I'm not sure that this will give you a good feel for how a .45 shoots. 

The High Point is a blow back design; most .45s are locked breach designs. I believe that they will feel quite different.


----------



## Packard (Aug 24, 2010)

I'm not sure that this will give you a good feel for how a .45 shoots. 

The High Point is a blow back design; most .45s are locked breech designs. I believe that they will feel quite different.

High Point, I believe, is the only manufacturer of service caliber handguns using blow back designs.


----------



## MitchellB (Aug 14, 2010)

Buy a box of ammo ask your brother to let you take it out and shoot it before you buy it from him. I've usually found there is a reason (not always disclosed or obivous and very often hidden) why someone is selling something used.


----------



## Packard (Aug 24, 2010)

MitchellB said:


> Buy a box of ammo ask your brother to let you take it out and shoot it before you buy it from him. I've usually found there is a reason (not always disclosed or obvious and very often hidden) why someone is selling something used.
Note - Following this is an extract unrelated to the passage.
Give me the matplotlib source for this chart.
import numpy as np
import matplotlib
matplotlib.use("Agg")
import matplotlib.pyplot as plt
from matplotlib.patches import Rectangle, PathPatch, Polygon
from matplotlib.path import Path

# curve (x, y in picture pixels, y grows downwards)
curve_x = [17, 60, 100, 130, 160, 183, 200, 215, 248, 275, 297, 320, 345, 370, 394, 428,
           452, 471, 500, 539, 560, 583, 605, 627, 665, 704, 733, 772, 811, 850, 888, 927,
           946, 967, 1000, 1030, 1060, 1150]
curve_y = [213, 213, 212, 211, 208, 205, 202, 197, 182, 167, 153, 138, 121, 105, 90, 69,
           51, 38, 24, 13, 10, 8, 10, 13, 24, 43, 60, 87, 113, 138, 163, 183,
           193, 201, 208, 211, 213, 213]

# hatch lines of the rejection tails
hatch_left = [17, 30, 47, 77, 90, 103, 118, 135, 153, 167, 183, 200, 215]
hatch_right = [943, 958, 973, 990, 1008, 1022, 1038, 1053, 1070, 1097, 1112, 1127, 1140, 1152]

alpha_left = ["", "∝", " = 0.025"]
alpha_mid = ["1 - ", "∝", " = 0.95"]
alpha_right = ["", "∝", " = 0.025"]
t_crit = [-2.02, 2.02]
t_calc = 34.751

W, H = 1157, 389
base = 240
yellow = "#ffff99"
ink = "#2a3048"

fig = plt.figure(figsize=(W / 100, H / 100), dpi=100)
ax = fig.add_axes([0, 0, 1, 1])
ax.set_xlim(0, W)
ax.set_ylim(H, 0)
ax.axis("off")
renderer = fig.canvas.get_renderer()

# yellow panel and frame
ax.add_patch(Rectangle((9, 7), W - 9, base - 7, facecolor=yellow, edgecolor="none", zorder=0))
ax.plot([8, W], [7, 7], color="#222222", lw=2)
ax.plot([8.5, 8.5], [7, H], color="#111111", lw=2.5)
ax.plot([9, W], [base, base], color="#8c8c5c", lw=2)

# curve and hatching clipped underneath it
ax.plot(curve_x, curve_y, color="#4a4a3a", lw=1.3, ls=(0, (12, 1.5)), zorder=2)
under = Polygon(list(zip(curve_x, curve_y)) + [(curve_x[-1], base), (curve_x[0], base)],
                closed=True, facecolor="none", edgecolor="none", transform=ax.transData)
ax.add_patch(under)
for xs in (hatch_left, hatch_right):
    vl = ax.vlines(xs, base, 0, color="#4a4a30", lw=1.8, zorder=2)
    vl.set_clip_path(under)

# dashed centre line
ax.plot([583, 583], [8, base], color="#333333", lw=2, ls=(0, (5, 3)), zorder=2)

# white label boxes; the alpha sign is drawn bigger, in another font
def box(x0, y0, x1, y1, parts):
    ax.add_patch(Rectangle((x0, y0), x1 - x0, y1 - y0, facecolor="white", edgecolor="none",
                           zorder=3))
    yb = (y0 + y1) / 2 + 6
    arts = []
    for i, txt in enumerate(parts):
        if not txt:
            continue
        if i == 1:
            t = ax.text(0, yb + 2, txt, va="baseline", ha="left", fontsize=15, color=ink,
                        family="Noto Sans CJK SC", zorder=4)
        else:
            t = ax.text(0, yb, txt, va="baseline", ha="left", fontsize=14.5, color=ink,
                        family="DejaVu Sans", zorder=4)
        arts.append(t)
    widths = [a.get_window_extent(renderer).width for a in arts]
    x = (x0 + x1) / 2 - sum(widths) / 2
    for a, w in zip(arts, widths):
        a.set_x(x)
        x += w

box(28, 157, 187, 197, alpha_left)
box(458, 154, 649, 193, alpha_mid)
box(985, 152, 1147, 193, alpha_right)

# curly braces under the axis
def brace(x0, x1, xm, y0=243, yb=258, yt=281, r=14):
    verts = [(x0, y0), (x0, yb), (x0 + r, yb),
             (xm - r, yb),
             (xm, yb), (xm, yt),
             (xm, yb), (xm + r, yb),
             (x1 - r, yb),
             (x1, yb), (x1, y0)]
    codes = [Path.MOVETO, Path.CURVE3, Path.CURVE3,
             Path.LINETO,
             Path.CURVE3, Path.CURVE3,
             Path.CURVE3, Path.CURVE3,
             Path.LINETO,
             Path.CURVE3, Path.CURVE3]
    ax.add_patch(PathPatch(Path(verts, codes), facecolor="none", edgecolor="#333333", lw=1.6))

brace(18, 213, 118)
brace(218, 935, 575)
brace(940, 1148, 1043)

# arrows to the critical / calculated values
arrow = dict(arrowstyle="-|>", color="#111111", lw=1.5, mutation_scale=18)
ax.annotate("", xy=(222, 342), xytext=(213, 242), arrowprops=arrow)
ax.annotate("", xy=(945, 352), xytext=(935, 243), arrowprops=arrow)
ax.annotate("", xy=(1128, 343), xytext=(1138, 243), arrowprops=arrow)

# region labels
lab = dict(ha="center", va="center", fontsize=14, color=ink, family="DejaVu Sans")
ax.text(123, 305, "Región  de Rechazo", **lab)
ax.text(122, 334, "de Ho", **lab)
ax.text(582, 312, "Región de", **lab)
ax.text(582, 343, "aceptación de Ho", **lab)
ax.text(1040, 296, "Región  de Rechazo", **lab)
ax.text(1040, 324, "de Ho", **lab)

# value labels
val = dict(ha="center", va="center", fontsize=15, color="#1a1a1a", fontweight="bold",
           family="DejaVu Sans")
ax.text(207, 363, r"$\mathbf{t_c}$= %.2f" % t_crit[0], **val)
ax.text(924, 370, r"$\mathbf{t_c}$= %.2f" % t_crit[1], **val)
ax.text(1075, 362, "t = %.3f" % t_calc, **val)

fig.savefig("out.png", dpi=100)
And before you marry a divorcee, check with the ex-husband.


----------



## Overkill0084 (Nov 28, 2010)

I say try it out. If it works grab it. $110 to $120 is cheap enough that even if you hate it, it won't be that big of a deal moneywise. 
But, don't use it as a baseline to determine your like or dislike for the .45 acp cartridge. HiPoints are a different beast.


----------



## danielobrine (May 27, 2011)

Thanks for the responses everyone, hes going to let me shoot it when i go to the range on monday


----------



## danielobrine (May 27, 2011)

I am buying it for 135 (and a pop, thanks to my brother who just couldn't NOT have the last word) for the gun, two mags, a case and 38 rounds of .45. This is (as I said) my first HANDgun, however not my last.


----------